Think about it. I just gave Bubble Boy here one of several socio-economic mechanisms that keep poor people poor. Rather than explaining how we can go about solving the problem or at least keeping it from getting worse, he simply appeals to technological progress making technologies cheaper. But that's not the cause of poverty at all-- its the
concentration of wealth that causes poverty, and systemic mechanisms set in place to keep that wealth concentrated. In fact, that technology is getting cheaper benefits the rich arguably as much or more than the poor because they can buy more and better technology and invest in capital (as in, things that generate wealth like banking institutions and the Means of Production Marx harped on about so much).
Finally this claim doesn't even make a lick of sense, and smells like its been pulled from someone's rectum and given a shiny gold gilding.
The rich are precisely the people who
can afford to "pay through the nose" for relatively unreliable technologies-- they do it for fun, and as soon as their iPod Nano-whatever is even out of fashion (fashion!) they just go buy a new one.
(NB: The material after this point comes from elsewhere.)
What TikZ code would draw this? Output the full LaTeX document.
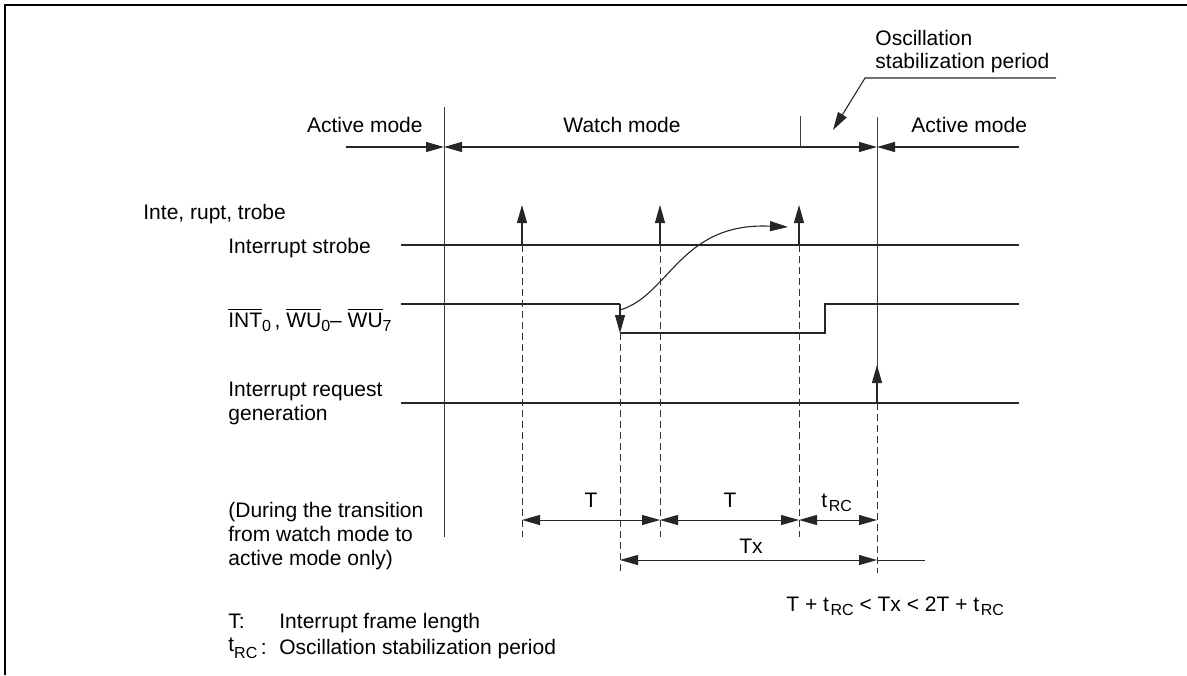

Ever heard of "planned obsolescence?" Why does it make sense to assume that the technology the rich get is
always unreliable and buggy compared to the stuff that the poor get? Isn't it true that the technological gadgets that get sold to the masses are often designed cheaply and lazily as possible so that the maker turns a bigger profit? Among the rich: do you include the people who
make the technology? And I don't mean the people who invent it, I mean the people who hire those people and own factories. Like Steve Jobs. And lastly, where are you getting your numbers from, and how for that matter are you measuring the cost of technology? On a per unit basis? On a per-factory basis? Materials cost? Processing costs? Maintenance costs? Are you basing your observations on economic activity in the First world, or in developing countries?
Show, don't tell is not just a good storytelling method, its the only way to prove you aren't a bullshit artist.